◆ GIVEN TASK
Set down the data below without change, skipping the pictures it holds.

◆ SOURCE DATA
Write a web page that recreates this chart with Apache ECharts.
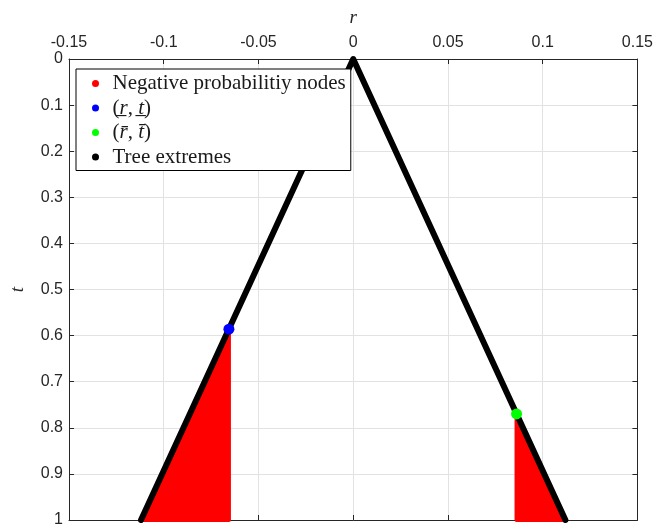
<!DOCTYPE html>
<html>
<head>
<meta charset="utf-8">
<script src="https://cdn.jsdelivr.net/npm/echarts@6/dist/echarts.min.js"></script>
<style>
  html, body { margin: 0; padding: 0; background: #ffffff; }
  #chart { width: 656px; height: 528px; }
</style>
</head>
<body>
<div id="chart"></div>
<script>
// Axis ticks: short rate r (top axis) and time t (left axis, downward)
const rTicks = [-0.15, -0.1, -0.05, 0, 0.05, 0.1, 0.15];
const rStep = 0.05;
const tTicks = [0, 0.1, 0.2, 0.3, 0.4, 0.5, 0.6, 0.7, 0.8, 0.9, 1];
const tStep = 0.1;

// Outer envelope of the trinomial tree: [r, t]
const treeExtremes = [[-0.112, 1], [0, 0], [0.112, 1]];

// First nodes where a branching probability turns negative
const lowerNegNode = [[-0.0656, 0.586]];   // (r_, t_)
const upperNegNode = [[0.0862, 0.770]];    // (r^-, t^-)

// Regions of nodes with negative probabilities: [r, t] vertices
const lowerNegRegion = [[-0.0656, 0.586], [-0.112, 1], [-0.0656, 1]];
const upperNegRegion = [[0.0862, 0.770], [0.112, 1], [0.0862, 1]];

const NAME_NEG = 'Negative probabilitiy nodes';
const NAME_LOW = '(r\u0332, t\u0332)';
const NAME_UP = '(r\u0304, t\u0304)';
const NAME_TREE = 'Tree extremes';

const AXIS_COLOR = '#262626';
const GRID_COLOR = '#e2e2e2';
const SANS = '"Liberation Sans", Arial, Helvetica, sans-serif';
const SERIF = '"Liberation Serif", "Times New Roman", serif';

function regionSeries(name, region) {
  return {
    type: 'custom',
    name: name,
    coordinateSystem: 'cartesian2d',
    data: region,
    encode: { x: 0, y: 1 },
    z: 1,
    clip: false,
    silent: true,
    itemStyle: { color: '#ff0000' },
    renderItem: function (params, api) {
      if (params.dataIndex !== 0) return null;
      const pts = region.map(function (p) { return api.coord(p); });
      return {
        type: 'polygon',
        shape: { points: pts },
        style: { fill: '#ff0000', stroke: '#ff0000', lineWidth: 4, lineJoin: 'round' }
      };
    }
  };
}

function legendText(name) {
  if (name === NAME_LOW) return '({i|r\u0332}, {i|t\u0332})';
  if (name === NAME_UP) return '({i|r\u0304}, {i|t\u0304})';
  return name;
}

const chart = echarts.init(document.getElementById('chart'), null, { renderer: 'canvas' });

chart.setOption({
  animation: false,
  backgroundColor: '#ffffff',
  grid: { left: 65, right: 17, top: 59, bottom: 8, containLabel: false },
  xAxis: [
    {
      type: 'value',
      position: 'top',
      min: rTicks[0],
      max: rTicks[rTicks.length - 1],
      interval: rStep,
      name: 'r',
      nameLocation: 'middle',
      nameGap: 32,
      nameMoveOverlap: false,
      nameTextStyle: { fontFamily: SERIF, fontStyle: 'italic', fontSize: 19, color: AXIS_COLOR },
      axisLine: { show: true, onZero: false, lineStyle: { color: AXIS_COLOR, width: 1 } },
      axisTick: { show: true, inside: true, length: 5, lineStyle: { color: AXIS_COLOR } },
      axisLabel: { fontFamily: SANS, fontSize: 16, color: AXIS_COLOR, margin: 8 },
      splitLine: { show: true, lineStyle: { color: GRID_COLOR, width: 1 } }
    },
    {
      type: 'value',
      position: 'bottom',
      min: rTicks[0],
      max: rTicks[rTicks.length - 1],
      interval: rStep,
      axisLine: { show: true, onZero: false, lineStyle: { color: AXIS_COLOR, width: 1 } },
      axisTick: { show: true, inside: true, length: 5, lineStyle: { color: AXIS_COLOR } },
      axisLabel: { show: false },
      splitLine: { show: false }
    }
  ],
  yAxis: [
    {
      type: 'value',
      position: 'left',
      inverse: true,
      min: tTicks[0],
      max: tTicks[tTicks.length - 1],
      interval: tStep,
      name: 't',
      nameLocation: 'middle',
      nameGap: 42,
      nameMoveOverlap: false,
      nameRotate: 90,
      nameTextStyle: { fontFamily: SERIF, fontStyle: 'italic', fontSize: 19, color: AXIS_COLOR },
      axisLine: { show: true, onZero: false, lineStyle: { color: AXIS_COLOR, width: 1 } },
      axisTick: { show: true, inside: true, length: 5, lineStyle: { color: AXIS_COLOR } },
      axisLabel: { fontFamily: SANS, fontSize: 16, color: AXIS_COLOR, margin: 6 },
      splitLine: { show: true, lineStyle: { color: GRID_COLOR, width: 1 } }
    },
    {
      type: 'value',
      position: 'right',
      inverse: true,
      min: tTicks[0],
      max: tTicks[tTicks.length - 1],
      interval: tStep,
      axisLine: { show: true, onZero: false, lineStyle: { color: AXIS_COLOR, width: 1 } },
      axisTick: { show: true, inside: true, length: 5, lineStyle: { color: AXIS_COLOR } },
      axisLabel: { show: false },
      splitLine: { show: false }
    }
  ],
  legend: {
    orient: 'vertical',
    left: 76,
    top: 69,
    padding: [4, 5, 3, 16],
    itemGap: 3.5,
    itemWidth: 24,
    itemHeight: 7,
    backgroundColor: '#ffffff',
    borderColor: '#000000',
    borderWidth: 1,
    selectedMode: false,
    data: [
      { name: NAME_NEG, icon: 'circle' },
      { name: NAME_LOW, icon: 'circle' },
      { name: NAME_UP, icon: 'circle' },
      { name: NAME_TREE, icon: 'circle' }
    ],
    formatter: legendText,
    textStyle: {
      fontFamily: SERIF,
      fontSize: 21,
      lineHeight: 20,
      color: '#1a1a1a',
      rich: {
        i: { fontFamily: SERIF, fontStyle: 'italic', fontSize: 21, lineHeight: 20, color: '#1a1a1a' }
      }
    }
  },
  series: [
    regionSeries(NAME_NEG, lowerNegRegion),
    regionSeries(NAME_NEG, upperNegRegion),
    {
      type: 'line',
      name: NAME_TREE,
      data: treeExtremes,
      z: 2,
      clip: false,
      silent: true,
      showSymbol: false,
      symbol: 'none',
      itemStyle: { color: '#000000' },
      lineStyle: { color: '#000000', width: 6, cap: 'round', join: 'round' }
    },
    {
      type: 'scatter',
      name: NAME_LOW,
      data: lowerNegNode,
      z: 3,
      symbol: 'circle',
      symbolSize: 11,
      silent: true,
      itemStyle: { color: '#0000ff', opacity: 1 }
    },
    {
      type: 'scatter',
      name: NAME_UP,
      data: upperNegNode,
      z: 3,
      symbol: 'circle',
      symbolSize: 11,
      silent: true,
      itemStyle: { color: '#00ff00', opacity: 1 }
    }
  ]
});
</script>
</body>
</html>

◆ TASK OUTPUT
Write a web page that recreates this chart with Apache ECharts.
<!DOCTYPE html>
<html>
<head>
<meta charset="utf-8">
<script src="https://cdn.jsdelivr.net/npm/echarts@6/dist/echarts.min.js"></script>
<style>
  html, body { margin: 0; padding: 0; background: #ffffff; }
  #chart { width: 656px; height: 528px; }
</style>
</head>
<body>
<div id="chart"></div>
<script>
// Axis ticks: short rate r (top axis) and time t (left axis, downward)
const rTicks = [-0.15, -0.1, -0.05, 0, 0.05, 0.1, 0.15];
const rStep = 0.05;
const tTicks = [0, 0.1, 0.2, 0.3, 0.4, 0.5, 0.6, 0.7, 0.8, 0.9, 1];
const tStep = 0.1;

// Outer envelope of the trinomial tree: [r, t]
const treeExtremes = [[-0.112, 1], [0, 0], [0.112, 1]];

// First nodes where a branching probability turns negative
const lowerNegNode = [[-0.0656, 0.586]];   // (r_, t_)
const upperNegNode = [[0.0862, 0.770]];    // (r^-, t^-)

// Regions of nodes with negative probabilities: [r, t] vertices
const lowerNegRegion = [[-0.0656, 0.586], [-0.112, 1], [-0.0656, 1]];
const upperNegRegion = [[0.0862, 0.770], [0.112, 1], [0.0862, 1]];

const NAME_NEG = 'Negative probabilitiy nodes';
const NAME_LOW = '(r\u0332, t\u0332)';
const NAME_UP = '(r\u0304, t\u0304)';
const NAME_TREE = 'Tree extremes';

const AXIS_COLOR = '#262626';
const GRID_COLOR = '#e2e2e2';
const SANS = '"Liberation Sans", Arial, Helvetica, sans-serif';
const SERIF = '"Liberation Serif", "Times New Roman", serif';

function regionSeries(name, region) {
  return {
    type: 'custom',
    name: name,
    coordinateSystem: 'cartesian2d',
    data: region,
    encode: { x: 0, y: 1 },
    z: 1,
    clip: false,
    silent: true,
    itemStyle: { color: '#ff0000' },
    renderItem: function (params, api) {
      if (params.dataIndex !== 0) return null;
      const pts = region.map(function (p) { return api.coord(p); });
      return {
        type: 'polygon',
        shape: { points: pts },
        style: { fill: '#ff0000', stroke: '#ff0000', lineWidth: 4, lineJoin: 'round' }
      };
    }
  };
}

function legendText(name) {
  if (name === NAME_LOW) return '({i|r\u0332}, {i|t\u0332})';
  if (name === NAME_UP) return '({i|r\u0304}, {i|t\u0304})';
  return name;
}

const chart = echarts.init(document.getElementById('chart'), null, { renderer: 'canvas' });

chart.setOption({
  animation: false,
  backgroundColor: '#ffffff',
  grid: { left: 65, right: 17, top: 59, bottom: 8, containLabel: false },
  xAxis: [
    {
      type: 'value',
      position: 'top',
      min: rTicks[0],
      max: rTicks[rTicks.length - 1],
      interval: rStep,
      name: 'r',
      nameLocation: 'middle',
      nameGap: 32,
      nameMoveOverlap: false,
      nameTextStyle: { fontFamily: SERIF, fontStyle: 'italic', fontSize: 19, color: AXIS_COLOR },
      axisLine: { show: true, onZero: false, lineStyle: { color: AXIS_COLOR, width: 1 } },
      axisTick: { show: true, inside: true, length: 5, lineStyle: { color: AXIS_COLOR } },
      axisLabel: { fontFamily: SANS, fontSize: 16, color: AXIS_COLOR, margin: 8 },
      splitLine: { show: true, lineStyle: { color: GRID_COLOR, width: 1 } }
    },
    {
      type: 'value',
      position: 'bottom',
      min: rTicks[0],
      max: rTicks[rTicks.length - 1],
      interval: rStep,
      axisLine: { show: true, onZero: false, lineStyle: { color: AXIS_COLOR, width: 1 } },
      axisTick: { show: true, inside: true, length: 5, lineStyle: { color: AXIS_COLOR } },
      axisLabel: { show: false },
      splitLine: { show: false }
    }
  ],
  yAxis: [
    {
      type: 'value',
      position: 'left',
      inverse: true,
      min: tTicks[0],
      max: tTicks[tTicks.length - 1],
      interval: tStep,
      name: 't',
      nameLocation: 'middle',
      nameGap: 42,
      nameMoveOverlap: false,
      nameRotate: 90,
      nameTextStyle: { fontFamily: SERIF, fontStyle: 'italic', fontSize: 19, color: AXIS_COLOR },
      axisLine: { show: true, onZero: false, lineStyle: { color: AXIS_COLOR, width: 1 } },
      axisTick: { show: true, inside: true, length: 5, lineStyle: { color: AXIS_COLOR } },
      axisLabel: { fontFamily: SANS, fontSize: 16, color: AXIS_COLOR, margin: 6 },
      splitLine: { show: true, lineStyle: { color: GRID_COLOR, width: 1 } }
    },
    {
      type: 'value',
      position: 'right',
      inverse: true,
      min: tTicks[0],
      max: tTicks[tTicks.length - 1],
      interval: tStep,
      axisLine: { show: true, onZero: false, lineStyle: { color: AXIS_COLOR, width: 1 } },
      axisTick: { show: true, inside: true, length: 5, lineStyle: { color: AXIS_COLOR } },
      axisLabel: { show: false },
      splitLine: { show: false }
    }
  ],
  legend: {
    orient: 'vertical',
    left: 76,
    top: 69,
    padding: [4, 5, 3, 16],
    itemGap: 3.5,
    itemWidth: 24,
    itemHeight: 7,
    backgroundColor: '#ffffff',
    borderColor: '#000000',
    borderWidth: 1,
    selectedMode: false,
    data: [
      { name: NAME_NEG, icon: 'circle' },
      { name: NAME_LOW, icon: 'circle' },
      { name: NAME_UP, icon: 'circle' },
      { name: NAME_TREE, icon: 'circle' }
    ],
    formatter: legendText,
    textStyle: {
      fontFamily: SERIF,
      fontSize: 21,
      lineHeight: 20,
      color: '#1a1a1a',
      rich: {
        i: { fontFamily: SERIF, fontStyle: 'italic', fontSize: 21, lineHeight: 20, color: '#1a1a1a' }
      }
    }
  },
  series: [
    regionSeries(NAME_NEG, lowerNegRegion),
    regionSeries(NAME_NEG, upperNegRegion),
    {
      type: 'line',
      name: NAME_TREE,
      data: treeExtremes,
      z: 2,
      clip: false,
      silent: true,
      showSymbol: false,
      symbol: 'none',
      itemStyle: { color: '#000000' },
      lineStyle: { color: '#000000', width: 6, cap: 'round', join: 'round' }
    },
    {
      type: 'scatter',
      name: NAME_LOW,
      data: lowerNegNode,
      z: 3,
      symbol: 'circle',
      symbolSize: 11,
      silent: true,
      itemStyle: { color: '#0000ff', opacity: 1 }
    },
    {
      type: 'scatter',
      name: NAME_UP,
      data: upperNegNode,
      z: 3,
      symbol: 'circle',
      symbolSize: 11,
      silent: true,
      itemStyle: { color: '#00ff00', opacity: 1 }
    }
  ]
});
</script>
</body>
</html>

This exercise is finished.